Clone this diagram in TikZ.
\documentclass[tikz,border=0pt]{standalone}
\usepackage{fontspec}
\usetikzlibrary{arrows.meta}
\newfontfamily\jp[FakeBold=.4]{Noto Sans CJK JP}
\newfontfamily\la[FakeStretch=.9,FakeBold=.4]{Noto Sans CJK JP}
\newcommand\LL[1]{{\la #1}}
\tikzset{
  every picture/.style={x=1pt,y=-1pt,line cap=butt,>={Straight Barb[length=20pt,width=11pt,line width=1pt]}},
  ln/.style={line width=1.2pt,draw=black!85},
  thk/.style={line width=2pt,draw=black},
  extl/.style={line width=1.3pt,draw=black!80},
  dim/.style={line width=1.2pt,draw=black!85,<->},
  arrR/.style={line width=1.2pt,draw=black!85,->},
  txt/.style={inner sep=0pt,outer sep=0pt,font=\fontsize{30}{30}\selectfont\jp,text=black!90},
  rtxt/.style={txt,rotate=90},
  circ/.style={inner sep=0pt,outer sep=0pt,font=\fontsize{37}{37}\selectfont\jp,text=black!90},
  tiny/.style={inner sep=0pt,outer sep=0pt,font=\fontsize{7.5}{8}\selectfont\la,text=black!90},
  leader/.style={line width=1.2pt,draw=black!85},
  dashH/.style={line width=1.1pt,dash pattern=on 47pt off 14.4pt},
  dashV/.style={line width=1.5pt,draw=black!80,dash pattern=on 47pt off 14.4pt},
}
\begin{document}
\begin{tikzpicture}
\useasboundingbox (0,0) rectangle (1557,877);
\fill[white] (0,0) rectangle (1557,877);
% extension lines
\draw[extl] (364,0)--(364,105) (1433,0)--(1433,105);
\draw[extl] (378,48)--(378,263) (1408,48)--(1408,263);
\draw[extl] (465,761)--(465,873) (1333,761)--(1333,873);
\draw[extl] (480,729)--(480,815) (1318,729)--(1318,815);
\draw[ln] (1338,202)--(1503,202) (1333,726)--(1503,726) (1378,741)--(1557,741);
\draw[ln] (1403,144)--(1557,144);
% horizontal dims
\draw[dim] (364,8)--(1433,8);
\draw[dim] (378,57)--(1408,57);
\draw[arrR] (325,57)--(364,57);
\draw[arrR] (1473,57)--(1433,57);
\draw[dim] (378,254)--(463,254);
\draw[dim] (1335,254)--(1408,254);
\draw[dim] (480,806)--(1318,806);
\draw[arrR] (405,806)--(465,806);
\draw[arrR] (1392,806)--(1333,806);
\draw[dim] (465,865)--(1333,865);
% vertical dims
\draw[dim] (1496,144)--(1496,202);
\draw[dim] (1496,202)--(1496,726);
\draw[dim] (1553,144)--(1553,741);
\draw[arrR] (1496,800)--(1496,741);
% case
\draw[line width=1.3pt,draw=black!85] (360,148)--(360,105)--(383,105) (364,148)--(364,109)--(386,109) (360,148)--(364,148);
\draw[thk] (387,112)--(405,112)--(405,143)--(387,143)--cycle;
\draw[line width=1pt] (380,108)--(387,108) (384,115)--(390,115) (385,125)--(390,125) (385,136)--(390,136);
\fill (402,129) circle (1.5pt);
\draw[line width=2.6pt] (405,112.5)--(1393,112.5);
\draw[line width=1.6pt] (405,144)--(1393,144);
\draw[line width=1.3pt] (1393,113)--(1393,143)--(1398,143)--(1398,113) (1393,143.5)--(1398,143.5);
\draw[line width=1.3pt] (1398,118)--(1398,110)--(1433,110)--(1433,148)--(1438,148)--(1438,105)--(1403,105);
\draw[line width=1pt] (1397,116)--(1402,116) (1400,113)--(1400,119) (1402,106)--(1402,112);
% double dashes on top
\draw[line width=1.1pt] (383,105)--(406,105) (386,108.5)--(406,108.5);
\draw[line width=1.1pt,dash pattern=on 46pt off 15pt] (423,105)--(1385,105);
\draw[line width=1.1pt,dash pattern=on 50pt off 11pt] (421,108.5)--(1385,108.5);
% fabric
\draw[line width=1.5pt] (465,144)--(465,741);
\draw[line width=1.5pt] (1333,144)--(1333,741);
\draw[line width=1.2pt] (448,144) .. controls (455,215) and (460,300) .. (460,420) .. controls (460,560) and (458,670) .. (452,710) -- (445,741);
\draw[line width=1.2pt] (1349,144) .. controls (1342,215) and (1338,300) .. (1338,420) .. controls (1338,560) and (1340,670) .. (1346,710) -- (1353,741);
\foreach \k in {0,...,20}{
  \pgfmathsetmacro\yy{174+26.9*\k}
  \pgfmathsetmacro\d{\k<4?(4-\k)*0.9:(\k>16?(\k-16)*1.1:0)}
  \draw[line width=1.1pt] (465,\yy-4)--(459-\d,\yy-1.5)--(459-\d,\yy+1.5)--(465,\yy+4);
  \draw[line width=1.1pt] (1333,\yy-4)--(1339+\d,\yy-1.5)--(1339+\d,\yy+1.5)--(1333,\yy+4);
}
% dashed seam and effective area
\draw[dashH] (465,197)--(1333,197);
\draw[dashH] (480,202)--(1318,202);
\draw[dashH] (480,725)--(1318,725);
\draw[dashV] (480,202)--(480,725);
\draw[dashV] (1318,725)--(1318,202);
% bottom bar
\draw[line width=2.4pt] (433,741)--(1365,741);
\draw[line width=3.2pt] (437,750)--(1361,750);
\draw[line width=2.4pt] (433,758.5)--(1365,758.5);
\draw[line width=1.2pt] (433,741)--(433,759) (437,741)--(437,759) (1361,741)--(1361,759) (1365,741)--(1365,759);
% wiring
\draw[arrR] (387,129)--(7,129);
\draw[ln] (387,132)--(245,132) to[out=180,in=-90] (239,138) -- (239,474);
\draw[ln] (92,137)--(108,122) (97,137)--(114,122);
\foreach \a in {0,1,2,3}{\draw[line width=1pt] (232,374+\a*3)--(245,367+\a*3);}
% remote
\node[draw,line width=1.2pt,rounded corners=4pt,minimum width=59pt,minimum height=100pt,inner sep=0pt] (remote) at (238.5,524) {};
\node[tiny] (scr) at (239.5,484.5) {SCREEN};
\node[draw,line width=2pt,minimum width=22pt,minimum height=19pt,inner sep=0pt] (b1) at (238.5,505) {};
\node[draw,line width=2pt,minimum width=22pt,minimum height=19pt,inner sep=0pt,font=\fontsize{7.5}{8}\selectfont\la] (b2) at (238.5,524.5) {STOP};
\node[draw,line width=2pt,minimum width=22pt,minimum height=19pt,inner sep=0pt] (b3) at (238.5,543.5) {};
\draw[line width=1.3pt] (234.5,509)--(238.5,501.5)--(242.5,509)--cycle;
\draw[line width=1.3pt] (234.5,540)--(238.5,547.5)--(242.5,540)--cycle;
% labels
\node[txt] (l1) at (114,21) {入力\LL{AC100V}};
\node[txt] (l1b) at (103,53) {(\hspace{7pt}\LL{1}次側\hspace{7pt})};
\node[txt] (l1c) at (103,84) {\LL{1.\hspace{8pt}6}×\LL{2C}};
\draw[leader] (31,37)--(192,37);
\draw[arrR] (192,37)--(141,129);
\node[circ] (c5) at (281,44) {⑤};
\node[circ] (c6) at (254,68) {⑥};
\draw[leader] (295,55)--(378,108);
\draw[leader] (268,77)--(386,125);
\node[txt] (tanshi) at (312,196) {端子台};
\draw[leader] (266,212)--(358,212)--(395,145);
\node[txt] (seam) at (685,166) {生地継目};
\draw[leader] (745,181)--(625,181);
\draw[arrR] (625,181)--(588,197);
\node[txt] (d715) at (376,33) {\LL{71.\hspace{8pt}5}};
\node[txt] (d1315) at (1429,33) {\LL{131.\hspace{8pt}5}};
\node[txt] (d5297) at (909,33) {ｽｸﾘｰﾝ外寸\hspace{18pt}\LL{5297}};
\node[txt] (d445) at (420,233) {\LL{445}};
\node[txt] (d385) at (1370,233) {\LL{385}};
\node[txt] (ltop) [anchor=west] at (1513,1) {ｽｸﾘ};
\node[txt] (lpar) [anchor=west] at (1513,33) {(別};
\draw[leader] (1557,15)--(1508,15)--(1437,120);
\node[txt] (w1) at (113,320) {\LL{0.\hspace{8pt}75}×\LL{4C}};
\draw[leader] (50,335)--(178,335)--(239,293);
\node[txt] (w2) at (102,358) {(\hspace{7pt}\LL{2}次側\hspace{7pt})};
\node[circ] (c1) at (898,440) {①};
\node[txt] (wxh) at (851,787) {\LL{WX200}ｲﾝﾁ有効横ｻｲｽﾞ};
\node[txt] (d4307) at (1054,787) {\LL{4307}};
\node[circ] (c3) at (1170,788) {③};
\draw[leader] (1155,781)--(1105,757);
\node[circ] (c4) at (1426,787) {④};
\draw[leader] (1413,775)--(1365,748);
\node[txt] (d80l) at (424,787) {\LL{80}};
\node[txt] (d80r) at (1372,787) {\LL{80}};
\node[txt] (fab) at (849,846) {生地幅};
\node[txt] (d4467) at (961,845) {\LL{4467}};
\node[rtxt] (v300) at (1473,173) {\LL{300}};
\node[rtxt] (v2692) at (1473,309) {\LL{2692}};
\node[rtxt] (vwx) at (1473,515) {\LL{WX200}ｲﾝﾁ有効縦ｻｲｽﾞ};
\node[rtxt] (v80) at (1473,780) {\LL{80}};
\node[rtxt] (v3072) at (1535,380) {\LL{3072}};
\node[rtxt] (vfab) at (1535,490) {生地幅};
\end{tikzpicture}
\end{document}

==

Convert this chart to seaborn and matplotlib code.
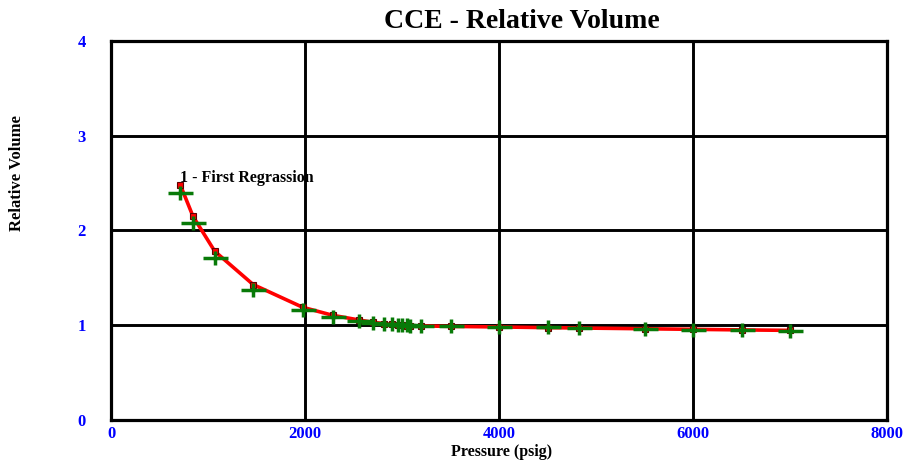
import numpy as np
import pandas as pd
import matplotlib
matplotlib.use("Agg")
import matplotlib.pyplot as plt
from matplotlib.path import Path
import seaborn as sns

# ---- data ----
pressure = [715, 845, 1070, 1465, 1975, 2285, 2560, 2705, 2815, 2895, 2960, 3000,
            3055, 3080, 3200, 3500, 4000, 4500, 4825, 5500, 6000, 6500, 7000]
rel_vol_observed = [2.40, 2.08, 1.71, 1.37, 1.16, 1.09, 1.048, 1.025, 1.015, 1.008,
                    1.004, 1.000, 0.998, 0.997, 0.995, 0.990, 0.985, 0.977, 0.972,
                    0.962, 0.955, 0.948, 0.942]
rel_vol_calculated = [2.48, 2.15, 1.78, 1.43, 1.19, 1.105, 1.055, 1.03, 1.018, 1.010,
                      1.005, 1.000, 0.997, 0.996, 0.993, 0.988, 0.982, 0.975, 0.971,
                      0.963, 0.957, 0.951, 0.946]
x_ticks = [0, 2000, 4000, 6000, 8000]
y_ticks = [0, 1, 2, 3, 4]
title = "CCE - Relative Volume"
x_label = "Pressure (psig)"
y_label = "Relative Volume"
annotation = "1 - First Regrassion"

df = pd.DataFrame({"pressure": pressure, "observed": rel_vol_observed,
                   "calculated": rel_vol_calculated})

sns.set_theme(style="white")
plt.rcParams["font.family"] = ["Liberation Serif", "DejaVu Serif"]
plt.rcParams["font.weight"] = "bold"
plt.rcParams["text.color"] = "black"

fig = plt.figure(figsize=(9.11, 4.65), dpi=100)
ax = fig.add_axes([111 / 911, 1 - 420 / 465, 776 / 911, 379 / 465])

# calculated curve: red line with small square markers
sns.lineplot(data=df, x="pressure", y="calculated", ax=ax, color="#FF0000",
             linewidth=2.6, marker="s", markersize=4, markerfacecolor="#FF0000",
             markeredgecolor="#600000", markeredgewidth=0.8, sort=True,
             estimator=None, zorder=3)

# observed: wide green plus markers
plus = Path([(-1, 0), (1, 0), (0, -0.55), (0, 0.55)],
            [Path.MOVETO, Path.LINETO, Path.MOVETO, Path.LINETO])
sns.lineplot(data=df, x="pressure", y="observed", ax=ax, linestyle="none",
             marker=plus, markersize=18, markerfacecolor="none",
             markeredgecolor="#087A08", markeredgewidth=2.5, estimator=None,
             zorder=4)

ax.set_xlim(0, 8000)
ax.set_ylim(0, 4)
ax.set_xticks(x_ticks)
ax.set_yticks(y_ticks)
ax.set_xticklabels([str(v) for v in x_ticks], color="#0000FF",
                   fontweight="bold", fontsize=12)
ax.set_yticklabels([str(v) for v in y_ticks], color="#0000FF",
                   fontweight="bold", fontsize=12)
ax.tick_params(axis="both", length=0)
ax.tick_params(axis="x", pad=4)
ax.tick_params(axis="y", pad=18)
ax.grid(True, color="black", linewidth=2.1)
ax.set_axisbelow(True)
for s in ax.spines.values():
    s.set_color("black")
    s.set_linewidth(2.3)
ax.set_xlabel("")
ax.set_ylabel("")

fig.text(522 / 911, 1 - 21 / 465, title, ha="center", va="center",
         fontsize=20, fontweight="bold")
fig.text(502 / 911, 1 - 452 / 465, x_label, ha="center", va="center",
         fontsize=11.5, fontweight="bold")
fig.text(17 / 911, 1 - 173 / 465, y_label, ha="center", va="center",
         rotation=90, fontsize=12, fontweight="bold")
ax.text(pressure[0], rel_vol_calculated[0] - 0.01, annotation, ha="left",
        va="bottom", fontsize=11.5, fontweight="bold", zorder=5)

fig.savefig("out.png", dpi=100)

**What you are asked to do**: Copy out, exactly, every line from the one that contains "Convert this chart" through the one that contains "import seaborn as sns". Pictures stay out of the copy.

**Answer to the task**:
Convert this chart to seaborn and matplotlib code.
import numpy as np
import pandas as pd
import matplotlib
matplotlib.use("Agg")
import matplotlib.pyplot as plt
from matplotlib.path import Path
import seaborn as sns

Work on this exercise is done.